The complication arises if her landlord eventually presents the checks and her account does not have sufficient funds at that moment, perhaps because she spent money she thought was available. That is the real risk of the situation, not the legal question of whether she paid, but the practical question of whether she has been maintaining the full balance.
The Six-Month Window and What Happens After
She correctly identified that personal checks are generally only negotiable for six months from the date written. After that, a bank can refuse to honor them. If her landlord tries to deposit a four-month-old check today it will likely process without issue. If she waits until month seven, the bank may return it, and the landlord would need to contact her for a replacement or pursue the matter another way.
She does not have an obligation to proactively issue new checks unless the landlord asks, but she does have an obligation to maintain the funds in her account for the amounts owed. She should keep that money segregated and not treat it as available to spend, because the checks can still clear.
The Security Deposit Timeline
Most states have specific deadlines by which a landlord must return a security deposit or provide an itemized statement of deductions, typically ranging from 14 to 45 days after the tenancy ends depending on the jurisdiction. She should look up the specific deadline in her state and note when she vacated the property.
If her landlord has not returned the deposit or sent a written accounting within the required timeframe, she may be entitled to the full deposit back regardless of any claimed deductions, and in many states she may also be entitled to additional damages for the landlord’s failure to comply. The penalty for missing the deadline varies by state but can be significant.
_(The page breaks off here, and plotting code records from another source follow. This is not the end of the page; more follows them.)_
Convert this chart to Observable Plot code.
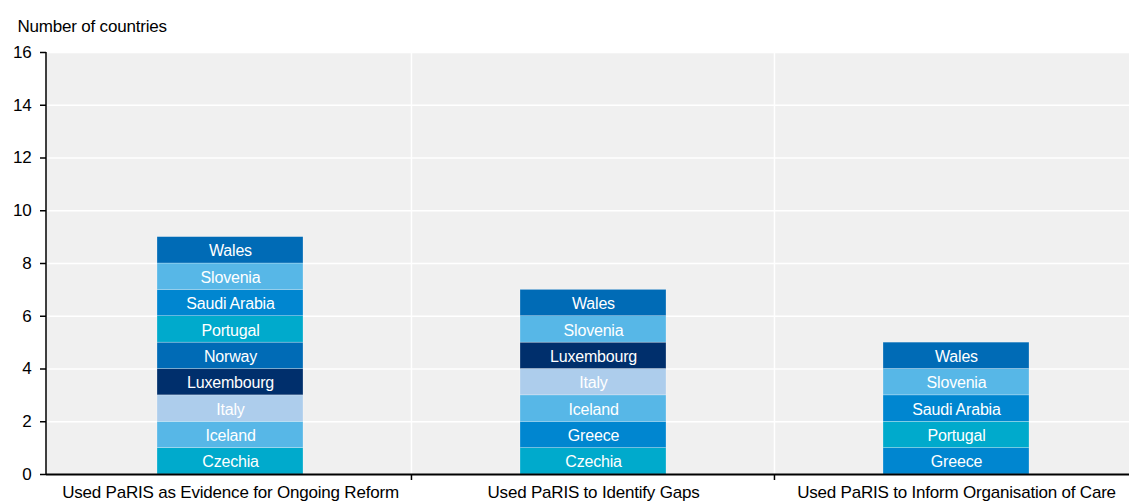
<!DOCTYPE html>
<html><head><meta charset="utf-8">
<script src="https://cdn.jsdelivr.net/npm/d3@7"></script>
<script src="https://cdn.jsdelivr.net/npm/@observablehq/plot@0.6"></script>
<style>
body{margin:0;background:#fff;}
#chart svg{font-family:"Liberation Sans",Arial,sans-serif;overflow:visible;}
#chart svg text{letter-spacing:-0.2px;}
</style>
</head><body><div id="chart"></div>
<script>
const categories = [
  "Used PaRIS as Evidence for Ongoing Reform",
  "Used PaRIS to Identify Gaps",
  "Used PaRIS to Inform Organisation of Care"
];
const countriesReform = ["Czechia","Iceland","Italy","Luxembourg","Norway","Portugal","Saudi Arabia","Slovenia","Wales"];
const countriesGaps = ["Czechia","Greece","Iceland","Italy","Luxembourg","Slovenia","Wales"];
const countriesCare = ["Greece","Portugal","Saudi Arabia","Slovenia","Wales"];
const countPerCountry = 1;
const yTicks = [0,2,4,6,8,10,12,14,16];
const yTitle = "Number of countries";

const colorDomain = ["Czechia","Greece","Iceland","Italy","Luxembourg","Norway","Portugal","Saudi Arabia","Slovenia","Wales"];
const colorRange  = ["#00AACC","#0086D0","#57B7E7","#ADCDEC","#002F6C","#006BB6","#00AACC","#0086D0","#57B7E7","#006BB6"];

const lists = [countriesReform, countriesGaps, countriesCare];
const data = [];
lists.forEach((list, i) => list.forEach(c => data.push({category: categories[i], country: c, value: countPerCountry})));

const padInner = 0.598;

function separators(index, scales, values, dim) {
  const x = scales.x;
  const ns = "http://www.w3.org/2000/svg";
  const g = document.createElementNS(ns, "g");
  const line = (x1,y1,x2,y2,stroke,w) => {
    const l = document.createElementNS(ns, "line");
    l.setAttribute("x1",x1);l.setAttribute("y1",y1);l.setAttribute("x2",x2);l.setAttribute("y2",y2);
    l.setAttribute("stroke",stroke);l.setAttribute("stroke-width",w);
    g.appendChild(l);
  };
  const top = dim.marginTop, bottom = dim.height - dim.marginBottom;
  const step = x(categories[1]) - x(categories[0]);
  for (let i = 1; i < categories.length; i++) {
    const bx = x(categories[i]) - step * padInner / 2;
    line(bx, top, bx, bottom, "#ffffff", 1.5);
    line(bx, bottom, bx, bottom + 6, "#000000", 1.5);
  }
  return g;
}
function axisLines(index, scales, values, dim) {
  const ns = "http://www.w3.org/2000/svg";
  const g = document.createElementNS(ns, "g");
  const l = document.createElementNS(ns, "line");
  const x0 = dim.marginLeft;
  l.setAttribute("x1",x0);l.setAttribute("x2",x0);
  l.setAttribute("y1",dim.marginTop);l.setAttribute("y2",dim.height - dim.marginBottom);
  l.setAttribute("stroke","#000");l.setAttribute("stroke-width",1.5);
  g.appendChild(l);
  return g;
}

const chart = Plot.plot({
  width: 1129,
  height: 501,
  marginLeft: 46,
  marginRight: 0,
  marginTop: 52,
  marginBottom: 27,
  style: {fontSize: "17px", fontFamily: "'Liberation Sans', Arial, sans-serif", color: "#000", background: "#fff"},
  x: {domain: categories, range: [48.5, 1138], paddingInner: padInner, paddingOuter: padInner / 2, label: null},
  y: {domain: [0, 16], label: null},
  color: {domain: colorDomain, range: colorRange},
  marks: [
    Plot.frame({fill: "#f0f0f0", stroke: null}),
    Plot.gridY(yTicks.filter(d => d > 0), {stroke: "#ffffff", strokeOpacity: 1, strokeWidth: 1.5}),
    separators,
    Plot.barY(data, Plot.stackY({x: "category", y: "value", fill: "country", stroke: "#ffffff", strokeWidth: 0.5, strokeOpacity: 0.5})),
    Plot.text(data, Plot.stackY({x: "category", y: "value", text: "country", fill: "#ffffff", fontSize: 16, dy: 1})),
    Plot.ruleY([0], {stroke: "#000", strokeWidth: 2}),
    axisLines,
    Plot.axisY({ticks: yTicks, tickSize: 6, tickPadding: 9, label: null, fontSize: 17, stroke: "#000", strokeWidth: 1.5}),
    Plot.axisX({tickSize: 0, tickPadding: 11, label: null, fontSize: 17}),
    Plot.text([yTitle], {frameAnchor: "top-left", lineAnchor: "middle", textAnchor: "start", dx: -29, dy: -26, fontSize: 17, fill: "#000"})
  ]
});
document.getElementById("chart").appendChild(chart);
</script>
</body></html>
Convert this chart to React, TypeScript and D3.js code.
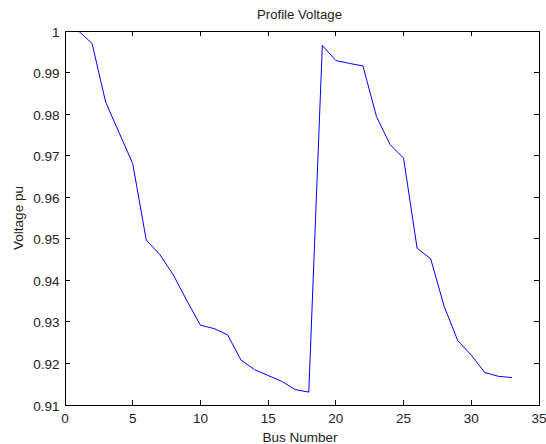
import React from "react";
import * as d3 from "d3";

const busNumbers = Array.from({ length: 33 }, (_, i) => i + 1);
const voltages = [
  1.0, 0.997, 0.9829, 0.9755, 0.9681, 0.9497, 0.9462, 0.9413, 0.9351, 0.9292,
  0.9284, 0.9269, 0.9208, 0.9185, 0.9171, 0.9157, 0.9137, 0.9131, 0.9965, 0.9929,
  0.9922, 0.9916, 0.9794, 0.9727, 0.9694, 0.9477, 0.9452, 0.9337, 0.9255, 0.922,
  0.9178, 0.9169, 0.9166,
];
const xTicks = [0, 5, 10, 15, 20, 25, 30, 35];
const yTicks = [0.91, 0.92, 0.93, 0.94, 0.95, 0.96, 0.97, 0.98, 0.99, 1];

export default function App() {
  const W = 546, H = 444;
  const left = 65, right = 539, top = 31, bottom = 405;
  const x = d3.scaleLinear().domain([0, 35]).range([left, right]);
  const y = d3.scaleLinear().domain([0.91, 1]).range([bottom, top]);
  const line = d3
    .line<number>()
    .x((_, i) => x(busNumbers[i]))
    .y((d) => y(d));
  const font = "'Liberation Sans', Arial, sans-serif";
  const tl = 5;
  const fs = 13.5;
  return (
    <svg
      width={W}
      height={H}
      style={{ position: "absolute", left: 0, top: 0, background: "#fff" }}
      fontFamily={font}
    >
      <rect x={0} y={0} width={W} height={H} fill="#fff" />
      <defs>
        <clipPath id="plotclip">
          <rect x={left} y={top} width={right - left} height={bottom - top} />
        </clipPath>
      </defs>
      <path
        d={line(voltages) || ""}
        fill="none"
        stroke="#0000ff"
        strokeWidth={1}
        clipPath="url(#plotclip)"
      />
      <rect
        x={left}
        y={top}
        width={right - left}
        height={bottom - top}
        fill="none"
        stroke="#000"
        strokeWidth={1}
        shapeRendering="crispEdges"
      />
      {xTicks.map((t) => (
        <g key={"x" + t} shapeRendering="crispEdges">
          <line x1={x(t)} x2={x(t)} y1={bottom} y2={bottom - tl} stroke="#000" />
          <line x1={x(t)} x2={x(t)} y1={top} y2={top + tl} stroke="#000" />
          <text x={x(t)} y={422.5} fontSize={fs} textAnchor="middle" fill="#222">
            {t}
          </text>
        </g>
      ))}
      {yTicks.map((t) => (
        <g key={"y" + t} shapeRendering="crispEdges">
          <line x1={left} x2={left + tl} y1={y(t)} y2={y(t)} stroke="#000" />
          <line x1={right} x2={right - tl} y1={y(t)} y2={y(t)} stroke="#000" />
          <text
            x={left - 5.5}
            y={y(t) + 5.5}
            fontSize={fs}
            textAnchor="end"
            fill="#222"
          >
            {d3.format("")(+t.toFixed(2))}
          </text>
        </g>
      ))}
      <text x={299.5} y={19} fontSize={13.2} textAnchor="middle" fill="#222">
        Profile Voltage
      </text>
      <text x={300} y={441.5} fontSize={fs} textAnchor="middle" fill="#222">
        Bus Number
      </text>
      <text
        transform={`translate(22.5,${(top + bottom) / 2}) rotate(-90)`}
        fontSize={fs}
        textAnchor="middle"
        fill="#222"
      >
        Voltage pu
      </text>
    </svg>
  );
}
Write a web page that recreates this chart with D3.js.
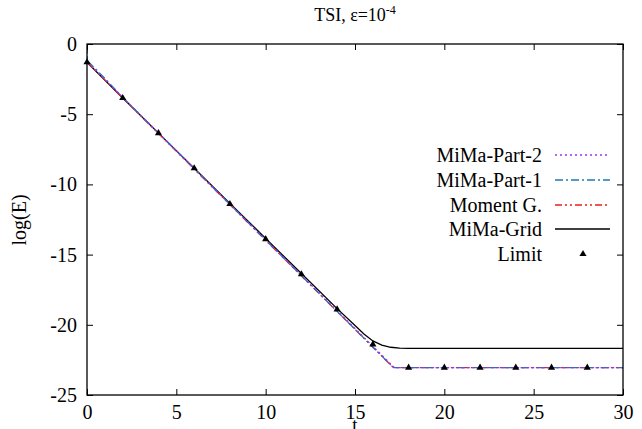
<!DOCTYPE html>
<html><head><meta charset="utf-8">
<script src="https://cdn.jsdelivr.net/npm/d3@7"></script>
<style>body{margin:0;background:#fff}svg{display:block}</style>
</head><body>
<script>
// Data
const gridT   = [0, 2, 4, 6, 8, 10, 12, 14, 15, 15.5, 16, 16.5, 17, 17.5, 18, 30];
const gridE   = [-1.3, -3.85, -6.35, -8.85, -11.35, -13.85, -16.35, -18.85, -20.05, -20.65, -21.15, -21.45, -21.6, -21.66, -21.68, -21.68];
const momT    = [0, 17.15, 30];
const momE    = [-1.3, -23.05, -23.05];
const part1T  = [0, 0.03, 1, 2, 17.15, 30];
const part1E  = [-0.1, -1.2, -2.45, -3.8, -23.05, -23.05];
const part2T  = [0, 0.03, 2, 17.2, 30];
const part2E  = [-1.0, -1.3, -3.8, -23.05, -23.05];
const limitT  = [0, 2, 4, 6, 8, 10, 12, 14, 16, 18, 20, 22, 24, 26, 28];
const limitE  = [-1.3, -3.85, -6.35, -8.85, -11.4, -13.9, -16.4, -18.9, -21.4, -23.05, -23.05, -23.05, -23.05, -23.05, -23.05];
const xTicks  = [0, 5, 10, 15, 20, 25, 30];
const yTicks  = [0, -5, -10, -15, -20, -25];
const seriesNames = ["MiMa-Part-2", "MiMa-Part-1", "Moment G.", "MiMa-Grid", "Limit"];

const FONT = '"Liberation Serif", "Times New Roman", serif';
const W = 642, H = 429;
const m = {l: 87, r: 623, t: 44, b: 395};
const svg = d3.select("body").append("svg").attr("width", W).attr("height", H);
const x = d3.scaleLinear().domain([0, 30]).range([m.l, m.r]);
const y = d3.scaleLinear().domain([-25, 0]).range([m.b, m.t]);

const line = d3.line().x(d => x(d[0])).y(d => y(d[1]));
const zip = (a, b) => a.map((v, i) => [v, b[i]]);

const series = [
  {name: "MiMa-Grid",   data: zip(gridT, gridE),  color: "#000000", dash: null, w: 1.3},
  {name: "Moment G.",   data: zip(momT, momE),    color: "#e8201a", dash: "7,3,2,3,2,3", w: 1.3},
  {name: "MiMa-Part-1", data: zip(part1T, part1E), color: "#1f77b4", dash: "8,3,2,3", w: 1.3},
  {name: "MiMa-Part-2", data: zip(part2T, part2E), color: "#9b30ff", dash: "2,3", w: 1.3},
];

svg.append("clipPath").attr("id", "c").append("rect")
  .attr("x", m.l).attr("y", m.t).attr("width", m.r - m.l).attr("height", m.b - m.t);

const g = svg.append("g").attr("clip-path", "url(#c)");
series.forEach(s => {
  g.append("path").attr("d", line(s.data)).attr("fill", "none")
    .attr("stroke", s.color).attr("stroke-width", s.w)
    .attr("stroke-dasharray", s.dash);
});

const tri = d3.symbol().type(d3.symbolTriangle).size(22);
svg.append("g").selectAll("path").data(zip(limitT, limitE)).join("path")
  .attr("d", tri).attr("transform", d => `translate(${x(d[0])},${y(d[1])})`)
  .attr("fill", "#000");

// frame
svg.append("rect").attr("x", m.l).attr("y", m.t).attr("width", m.r - m.l).attr("height", m.b - m.t)
  .attr("fill", "none").attr("stroke", "#000").attr("stroke-width", 1.3);

// axes with inward ticks
const fmt = d => String(d);
const axB = d3.axisBottom(x).tickValues(xTicks).tickSize(-6).tickPadding(10).tickFormat(fmt);
const axT = d3.axisTop(x).tickValues(xTicks).tickSize(-6).tickFormat("");
const axL = d3.axisLeft(y).tickValues(yTicks).tickSize(-6).tickPadding(10).tickFormat(fmt);
const axR = d3.axisRight(y).tickValues(yTicks).tickSize(-6).tickFormat("");
[[axB, `translate(0,${m.b})`], [axT, `translate(0,${m.t})`], [axL, `translate(${m.l},0)`], [axR, `translate(${m.r},0)`]]
  .forEach(([a, tr]) => {
    const gg = svg.append("g").attr("transform", tr).call(a);
    gg.attr("font-family", FONT).attr("font-size", 20);
    gg.select(".domain").remove();
    gg.selectAll("line").attr("stroke", "#000").attr("stroke-width", 1);
    gg.selectAll("text").attr("fill", "#000");
  });

function txt(sel) { return sel.style("font-family", FONT).attr("fill", "#000"); }

// title
const title = txt(svg.append("text")).attr("x", 355).attr("y", 21).attr("text-anchor", "middle").style("font-size", "18px");
title.append("tspan").text("TSI, ε=10");
title.append("tspan").attr("dy", -7).style("font-size", "12px").text("-4");

// axis labels
txt(svg.append("text")).attr("x", 355).attr("y", 431).attr("text-anchor", "middle").style("font-size", "19px").text("t");
txt(svg.append("text")).attr("transform", "translate(26,220) rotate(-90)").attr("text-anchor", "middle").style("font-size", "20px").text("log(E)");

// legend
const legY = [155, 180, 205, 229, 254];
const legStyle = {
  "MiMa-Part-2": series[3], "MiMa-Part-1": series[2], "Moment G.": series[1], "MiMa-Grid": series[0]
};
seriesNames.forEach((n, i) => {
  txt(svg.append("text")).attr("x", 542).attr("y", legY[i]).attr("dy", "0.35em")
    .attr("text-anchor", "end").style("font-size", "20px").text(n);
  if (legStyle[n]) {
    const s = legStyle[n];
    svg.append("line").attr("x1", 555).attr("x2", 610).attr("y1", legY[i]).attr("y2", legY[i])
      .attr("stroke", s.color).attr("stroke-width", s.w).attr("stroke-dasharray", s.dash);
  } else {
    svg.append("path").attr("d", tri).attr("transform", `translate(583,${legY[i]})`).attr("fill", "#000");
  }
});
</script>
</body></html>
She should send a written demand letter to her landlord by certified mail requesting the return of her security deposit and a written accounting of any deductions. This creates a paper trail and starts the clock on any next steps if her landlord continues to be unresponsive.
Documenting Everything Now
She should put together a clear record of the timeline before too much more time passes. That means gathering copies or photos of all three checks, bank statements showing the funds were and remain available, records of every call and email she sent before moving out, documentation of when she vacated and where she left the keys, and copies of any communication she received in return. If this eventually becomes a small claims dispute over the security deposit or the rent checks, having that documentation organized and ready will matter.
She might also consider sending a certified letter to her landlord summarizing the outstanding checks by number, amount, and date, noting that the funds remain available in her account, and requesting confirmation that the landlord has received them. That letter creates a record of her good faith effort to resolve the situation and may finally prompt a response.